Эти вещи не могут не влиять на поэзию. И в современной молодой поэзии водораздел очень четкий. Поколение предыдущее, чуть более раннее — ближе к сорока, — пишет по большей части о прошлом: об утрате детского рая и о пустоте настоящего. В их поэзии слились мотивы утраченного детства и утраченного мира. Последнее естественно — ибо смену советской и постсоветской эпох они пережили уже в сознательном возрасте. И ощущение потери проходит через их творчество. Именно отсюда их ностальгия. Отсюда их любовь к строгим формам с явными отсылками к классике. Отсюда их стремление ощущать себя частью группы — не случайно, именно они возродили жанр дружеского послания.
Словом, это поколение «метафизиков» — помимо прочего ставших создателями самого, пожалуй, заметного течения современной поэзии, долго говорить о котором сейчас не буду, дабы не повторяться. Интересующихся отсылаю к опубликованной в том же номере «Кольца А» своей рецензии на сборник одного из лидеров того поколения — «Нож-бабочку» Григория Медведева.
Поговорим о поколении новом. Возрастная разница между ними — всего несколько лет, но какая разница в поэтике! Да, осталась прежней музыкальность и печаль. Но строгость форм сменилась более свободными ритмами. И, главное, изменилось содержание.
Они уже не оборачиваются. Хорошее ли, дурное — прошлое почти не присутствует в их стихах. Современности, впрочем, тоже немного. Нет, она есть — приметами времени, вплоть до острополитических, но взгляд на ней задерживается ненадолго. Социальное, а тем более политическое, оставляет ощущение тупика, замкнутости пространства, из которого социальными способами выбраться невозможно. Нужны другие.
Кто б ты ни был по жизни — хоть человек искусства, хоть судебный пристав, таксист, торчок... Неужели у тебя не бывает такого чувства, что уму нужен качественный скачок?
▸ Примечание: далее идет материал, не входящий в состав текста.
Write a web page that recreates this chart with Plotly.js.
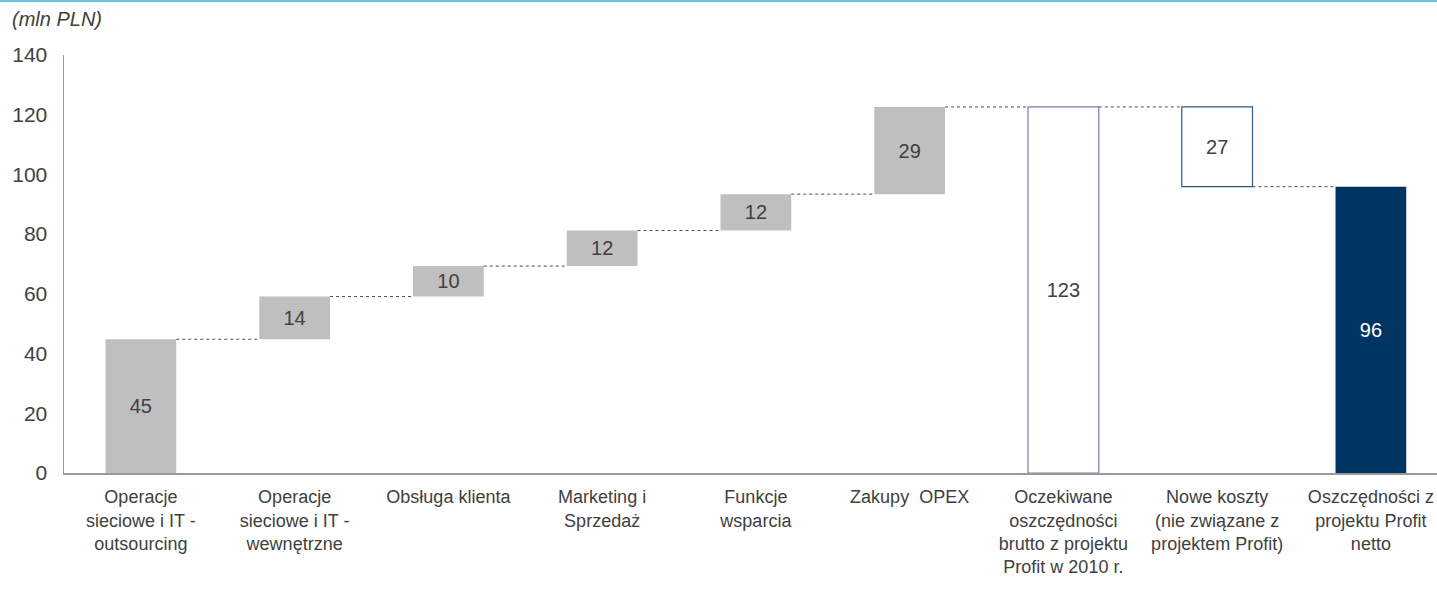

(Карен Тараян, «Стакатто»)
Наверное, поэтому очень многие пишут о красоте — скорее природы, чем искусства. Красота воспринимается как естественный — и единственный способ для такого скачка. И для защиты от недружелюбного настоящего.
Когда ты мальчик, травные волжские берега Занимаются непосредственным своим делом: Берегут тебя мощным, суглинистым телом От внешнего и, разумеется, внутреннего врага.
(Сергей Скуратовский, «Сороконожка разучилась ходить…»)
Очень многие, почти все, как ни странно, пишут о Боге. Во многих стихотворениях возникает чувство присутствия, будто ты — один на один с Ним. Тоже выход: из области социального — в область духа.
давай-ка ты ко мне сюда слезай. с медведицей в руках, хотя бы с малой. и я поверю, что дорога в рай по млечному проложена — по главной.
(Максим Бессонов, «я не могу о боге и судьбе…»)
Эти темы тоже вполне объяснимы. Новое поколение не помнит распада Союза и очень мало — девяностые. Травмы утраты мира старого и обретения себя в мире новом у них не было. Современность нулевых и десятых — это единственно возможная для них реальность. Непростая, но привычная, естественная, как вода для рыбы.
И в этой реальности они умеют выживать. Пусть единственным способом этого выживания оказывается не групповой, но индивидуальный путь, не социальный, но мистический опыт. Пусть. Каждый спасается — во всех смыслах — в одиночку. Социальная повестка мало зависит от поэта, но на ее фоне экзистенциальные вопросы приобретают дополнительную остроту. И ответы на них молодым поэтам так или иначе искать приходится.